# PROMPT:
Retype word for word the first line of the listing and each line after it up to the line with "const binWidth = 0.00007;", with the pictures taken out.
━━━━━ INFORMATION PROVIDED
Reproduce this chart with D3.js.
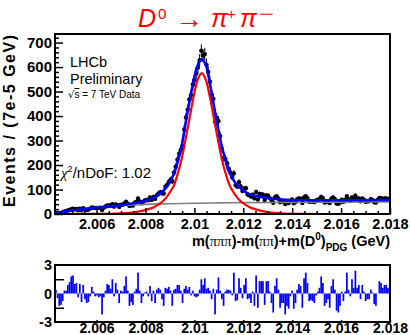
<!DOCTYPE html>
<html>
<head>
<meta charset="utf-8">
<script src="https://cdn.jsdelivr.net/npm/d3@7/dist/d3.min.js"></script>
<style>
  body { margin: 0; background: #fff; }
  svg { display: block; }
  text { font-family: "Liberation Sans", Arial, sans-serif; }
</style>
</head>
<body>
<svg id="chart" width="410" height="335"></svg>
<script>
// histogram binning (GeV)
const binStart = 2.0043;
const binEnd = 2.018;
const binWidth = 0.00007;

// events per bin
const counts = [
  5, 4, 3, 4, 6, 10, 11, 14, 17, 20,
  22, 19, 21, 15, 22, 15, 24, 18, 17, 18,
  22, 27, 26, 24, 25, 25, 26, 16, 26, 31,
  35, 35, 34, 40, 30, 39, 36, 29, 38, 38,
  43, 50, 42, 33, 36, 35, 46, 49, 63, 51,
  44, 50, 55, 57, 56, 68, 58, 70, 62, 77,
  84, 89, 85, 84, 111, 119, 131, 140, 134, 169,
  193, 222, 246, 262, 278, 345, 394, 426, 468, 485,
  529, 546, 574, 598, 628, 667, 646, 653, 610, 580,
  540, 484, 471, 377, 392, 380, 318, 266, 229, 226,
  207, 185, 170, 150, 166, 118, 112, 130, 112, 94,
  103, 105, 80, 77, 71, 79, 64, 90, 59, 82,
  80, 79, 57, 76, 75, 65, 55, 46, 68, 73,
  63, 48, 51, 51, 41, 48, 45, 54, 59, 44,
  49, 60, 64, 62, 45, 68, 73, 65, 50, 51,
  50, 49, 55, 58, 61, 70, 65, 47, 49, 52,
  45, 62, 68, 60, 43, 42, 47, 58, 50, 58,
  73, 60, 54, 68, 61, 75, 61, 63, 52, 63,
  58, 50, 52, 52, 60, 57, 48, 47, 57, 66,
  65, 61, 63, 63, 61, 60
];

// residuals per bin (lower pad)
const pulls = [
  0.4, -0.5, -1.3, -1.2, -0.8, 0.3, 0.3, 0.9, 1.2, 1.8,
  1.9, 1.0, 1.1, -0.4, 1.0, -0.9, 0.9, -0.6, -1.0, -0.9,
  -0.3, 0.7, 0.2, -0.3, -0.2, -0.4, -0.3, -2.2, -0.4, 0.3,
  1.0, 0.9, 0.5, 1.5, -0.3, 1.1, 0.4, -1.0, 0.3, 0.2,
  0.8, 1.8, 0.3, -1.3, -0.9, -1.2, 0.2, 0.5, 2.2, 0.3,
  -1.0, -0.3, 0.1, 0.2, -0.3, 0.8, -0.8, 0.3, -1.0, 0.4,
  0.6, 0.4, -0.6, -1.3, 0.6, 0.5, 0.7, 0.3, -1.3, 0.4,
  0.5, 0.9, 0.9, 0.3, -1.0, 0.5, 0.8, 0.4, 0.7, -0.2,
  0.3, -0.3, -0.4, -0.3, 0.4, 1.5, 0.9, 1.6, 0.5, 0.6,
  0.3, -0.6, 0.5, -2.2, 0.4, 1.7, 0.3, -0.6, -1.3, 0.2,
  0.4, 0.4, 0.3, -0.2, 2.2, -0.8, -0.7, 1.6, 0.6, -0.5,
  0.9, 1.6, -0.6, -0.5, -1.0, 0.2, -1.3, 1.9, -1.5, 1.3,
  1.3, 1.3, -1.2, 1.3, 1.3, 0.2, -1.0, -2.0, 0.8, 1.6,
  0.4, -1.5, -1.0, -1.0, -2.2, -1.3, -1.6, -0.3, 0.3, -1.6,
  -1.0, 0.4, 1.0, 0.8, -1.5, 1.6, 2.2, 1.1, -0.8, -0.7,
  -0.8, -1.0, -0.2, 0.2, 0.6, 1.8, 1.1, -1.3, -1.0, -0.6,
  -1.5, 0.8, 1.5, 0.4, -1.8, -2.0, -1.3, 0.2, -0.8, 0.2,
  2.2, 0.4, -0.3, 1.5, 0.6, 2.4, 0.6, 0.9, -0.6, 0.9,
  0.2, -0.8, -0.6, -0.6, 0.4, 0.1, -1.1, -1.3, 0.0, 1.3,
  1.1, 0.6, 0.9, 0.9, 0.6, 0.5
];

// total fit (blue)
const fitX = [2.00430, 2.00508, 2.00590, 2.00671, 2.00753, 2.00806, 2.00847, 2.00876, 2.00896, 2.00917,
  2.00933, 2.00945, 2.00970, 2.00990, 2.01011, 2.01030, 2.01048, 2.01066, 2.01084, 2.01113,
  2.01127, 2.01140, 2.01167, 2.01195, 2.01222, 2.01249, 2.01290, 2.01331, 2.01387, 2.01522, 2.01800];
const fitY = [4, 15, 25, 32, 44, 56, 74, 98, 124, 165,
  218, 262, 405, 510, 600, 632, 605, 520, 420, 272,
  222, 178, 128, 100, 82, 74, 66, 61, 57, 56, 57];

// signal component (red)
const sigX = [2.00430, 2.00457, 2.00621, 2.00682, 2.00744, 2.00776, 2.00805, 2.00834, 2.00858, 2.00875,
  2.00891, 2.00907, 2.00916, 2.00932, 2.00948, 2.00965, 2.00981, 2.00997, 2.01014, 2.01030,
  2.01046, 2.01063, 2.01079, 2.01095, 2.01112, 2.01128, 2.01145, 2.01153, 2.01169, 2.01185,
  2.01202, 2.01226, 2.01255, 2.01284, 2.01316, 2.01378, 2.01439, 2.01603, 2.01800];
const sigY = [0, 0, 0.7, 2, 6, 11, 18, 28, 42, 56,
  75, 100, 115, 165, 225, 310, 395, 480, 550, 575,
  550, 480, 395, 310, 225, 165, 115, 100, 75, 56,
  42, 28, 18, 11, 6, 2, 0.7, 0, 0];

// background component (grey)
const bkgX = [2.0043, 2.0049, 2.0056, 2.0064, 2.0072, 2.0080, 2.0090, 2.0100, 2.0110, 2.0120, 2.0140, 2.0160, 2.0180];
const bkgY = [3, 14, 22, 30, 36, 39.5, 42, 44, 45.5, 46.5, 47.5, 48.5, 49.5];

const xTicks = [2.006, 2.008, 2.010, 2.012, 2.014, 2.016, 2.018];
const xTickLabels = ['2.006', '2.008', '2.01', '2.012', '2.014', '2.016', '2.018'];
const yTicks = [0, 100, 200, 300, 400, 500, 600, 700];
const pullTicks = [-3, 0, 3];
const pullTickLabels = ['-3', '0', '3'];

const svg = d3.select('#chart');

const x = d3.scaleLinear().domain([binStart, binEnd]).range([55, 390]);
const y = d3.scaleLinear().domain([0, 735]).range([214, 34]);
const yPull = d3.scaleLinear().domain([-3, 3]).range([322, 265]);

const bins = counts.map((n, i) => ({ lo: binStart + i * binWidth, n: n, pull: pulls[i] }));

svg.append('clipPath').attr('id', 'clipMain')
  .append('rect').attr('x', 55).attr('y', 34).attr('width', 335).attr('height', 180);
svg.append('clipPath').attr('id', 'clipPull')
  .append('rect').attr('x', 55).attr('y', 265).attr('width', 335).attr('height', 57);

// title
const title = svg.append('g').attr('fill', '#ff0000');
title.append('text').attr('x', 138).attr('y', 27).attr('font-family', 'Liberation Serif')
  .attr('font-style', 'italic').attr('font-size', 25).text('D');
title.append('text').attr('x', 158).attr('y', 19).attr('font-family', 'Liberation Serif')
  .attr('font-size', 15).text('0');
title.append('text').attr('x', 175).attr('y', 28).attr('font-family', 'Liberation Serif')
  .attr('font-size', 27).attr('textLength', 28).attr('lengthAdjust', 'spacingAndGlyphs').text('\u2192');
title.append('text').attr('x', 211).attr('y', 27).attr('font-family', 'Liberation Serif')
  .attr('font-style', 'italic').attr('font-size', 25).text('\u03c0');
title.append('text').attr('x', 227).attr('y', 19).attr('font-family', 'DejaVu Sans')
  .attr('font-size', 15).text('+');
title.append('text').attr('x', 240).attr('y', 27).attr('font-family', 'Liberation Serif')
  .attr('font-style', 'italic').attr('font-size', 25).text('\u03c0');
title.append('text').attr('x', 259).attr('y', 19).attr('font-family', 'DejaVu Sans')
  .attr('font-size', 15).attr('textLength', 15).attr('lengthAdjust', 'spacingAndGlyphs').text('\u2212');

// ---- main pad ----
const main = svg.append('g');

const dataG = main.append('g').attr('clip-path', 'url(#clipMain)');
dataG.selectAll('.err').data(bins).enter().append('line')
  .attr('class', 'err')
  .attr('x1', d => x(d.lo + binWidth / 2)).attr('x2', d => x(d.lo + binWidth / 2))
  .attr('y1', d => y(d.n + Math.sqrt(d.n))).attr('y2', d => y(Math.max(0, d.n - Math.sqrt(d.n))))
  .attr('stroke', '#000').attr('stroke-width', 1);
dataG.selectAll('.pt').data(bins).enter().append('circle')
  .attr('class', 'pt')
  .attr('cx', d => x(d.lo + binWidth / 2)).attr('cy', d => y(d.n))
  .attr('r', 2.2).attr('fill', '#000');

const curve = d3.line().x(d => x(d[0])).y(d => y(d[1])).curve(d3.curveCatmullRom.alpha(0.5));
const curves = main.append('g').attr('clip-path', 'url(#clipMain)').attr('fill', 'none');
curves.append('path').datum(d3.zip(bkgX, bkgY)).attr('d', curve)
  .attr('stroke', '#7f7f7f').attr('stroke-width', 1.6);
curves.append('path').datum(d3.zip(sigX, sigY)).attr('d', curve)
  .attr('stroke', '#ff0000').attr('stroke-width', 2.2);
curves.append('path').datum(d3.zip(fitX, fitY)).attr('d', curve)
  .attr('stroke', '#0000ff').attr('stroke-width', 2.6);

// axes (ROOT style: ticks inside the frame)
function styleAxis(g) {
  g.select('.domain').remove();
  g.selectAll('.tick line').attr('stroke', '#000').attr('stroke-width', 1.5);
  g.selectAll('.tick text').attr('fill', '#000').attr('font-family', 'Liberation Sans')
    .attr('font-weight', 'bold').attr('font-size', 14.5);
}

const yMinor = d3.range(20, 735, 20).filter(v => v % 100 !== 0);
main.append('g').attr('transform', 'translate(55,0)')
  .call(d3.axisLeft(y).tickValues(yMinor).tickSize(-4).tickFormat(''))
  .call(styleAxis);
main.append('g').attr('transform', 'translate(55,0)')
  .call(d3.axisLeft(y).tickValues(yTicks).tickSize(-8).tickPadding(3).tickFormat(d3.format('d')))
  .call(styleAxis)
  .call(g => g.selectAll('.tick text').attr('font-size', 15));

const xMinor = d3.range(2.0045, 2.0180, 0.0005).filter(v => Math.abs(v * 500 - Math.round(v * 500)) > 1e-6);
main.append('g').attr('transform', 'translate(0,214)')
  .call(d3.axisBottom(x).tickValues(xMinor).tickSize(-3).tickFormat(''))
  .call(styleAxis);
main.append('g').attr('transform', 'translate(0,214)')
  .call(d3.axisBottom(x).tickValues(xTicks).tickSize(-6).tickPadding(5)
    .tickFormat((d, i) => xTickLabels[i]))
  .call(styleAxis);

main.append('rect').attr('x', 55).attr('y', 34).attr('width', 335).attr('height', 180)
  .attr('fill', 'none').attr('stroke', '#000').attr('stroke-width', 2);

// axis titles
svg.append('text')
  .attr('transform', 'translate(15,35) rotate(-90)')
  .attr('text-anchor', 'end')
  .attr('font-weight', 'bold').attr('font-size', 16)
  .attr('textLength', 172).attr('lengthAdjust', 'spacing')
  .text('Events / (7e-5 GeV)');

const xt = svg.append('text').attr('x', 390).attr('y', 246).attr('text-anchor', 'end')
  .attr('font-weight', 'bold').attr('font-size', 14.5);
xt.append('tspan').text('m(');
xt.append('tspan').attr('font-family', 'Liberation Serif').attr('font-weight', 'normal').text('\u03c0\u03c0\u03c0');
xt.append('tspan').text(')-m(');
xt.append('tspan').attr('font-family', 'Liberation Serif').attr('font-weight', 'normal').text('\u03c0\u03c0');
xt.append('tspan').text(')+m(D');
xt.append('tspan').attr('font-size', 10).attr('dy', -6).text('0');
xt.append('tspan').attr('dy', 6).text(')');
xt.append('tspan').attr('font-size', 10).attr('dy', 5).text('PDG');
xt.append('tspan').attr('dy', -5).text(' (GeV)');

// labels inside the plot
svg.append('text').attr('x', 70).attr('y', 67).attr('font-size', 14.5).text('LHCb');
svg.append('text').attr('x', 70).attr('y', 84).attr('font-size', 14.5).text('Preliminary');
const rs = svg.append('text').attr('x', 68).attr('y', 98).attr('font-size', 10);
rs.append('tspan').attr('font-family', 'DejaVu Sans').text('\u221a');
rs.append('tspan').attr('text-decoration', 'overline').text('s');
rs.append('tspan').text(' = 7 TeV Data');

const chi = svg.append('text').attr('x', 61).attr('y', 178).attr('font-size', 15);
chi.append('tspan').attr('font-family', 'Liberation Serif').attr('font-style', 'italic').text('\u03c7');
chi.append('tspan').attr('font-size', 9).attr('dy', -6).text('2');
chi.append('tspan').attr('dy', 6).text('/nDoF: 1.02');

// ---- residual pad ----
const pull = svg.append('g');
pull.append('g').attr('clip-path', 'url(#clipPull)')
  .selectAll('rect').data(bins).enter().append('rect')
  .attr('x', d => x(d.lo))
  .attr('width', d => x(d.lo + binWidth) - x(d.lo))
  .attr('y', d => yPull(Math.max(0, d.pull)))
  .attr('height', d => Math.abs(yPull(d.pull) - yPull(0)))
  .attr('fill', '#0000ff');

pull.append('g').attr('transform', 'translate(55,0)')
  .call(d3.axisLeft(yPull).tickValues([-1.5, 1.5]).tickSize(-9).tickFormat(''))
  .call(styleAxis);
pull.append('g').attr('transform', 'translate(55,0)')
  .call(d3.axisLeft(yPull).tickValues(pullTicks).tickSize(0).tickPadding(3)
    .tickFormat((d, i) => pullTickLabels[i]))
  .call(styleAxis);
pull.append('g').attr('transform', 'translate(0,322)')
  .call(d3.axisBottom(x).tickValues(xTicks).tickSize(-2).tickPadding(1)
    .tickFormat((d, i) => xTickLabels[i]))
  .call(styleAxis)
  .call(g => g.selectAll('.tick text').attr('font-size', 14));

pull.append('rect').attr('x', 55).attr('y', 265).attr('width', 335).attr('height', 57)
  .attr('fill', 'none').attr('stroke', '#000').attr('stroke-width', 2);
</script>
</body>
</html>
━━━━━━━━━━
# TASK OUTPUT:
Reproduce this chart with D3.js.
<!DOCTYPE html>
<html>
<head>
<meta charset="utf-8">
<script src="https://cdn.jsdelivr.net/npm/d3@7/dist/d3.min.js"></script>
<style>
  body { margin: 0; background: #fff; }
  svg { display: block; }
  text { font-family: "Liberation Sans", Arial, sans-serif; }
</style>
</head>
<body>
<svg id="chart" width="410" height="335"></svg>
<script>
// histogram binning (GeV)
const binStart = 2.0043;
const binEnd = 2.018;
const binWidth = 0.00007;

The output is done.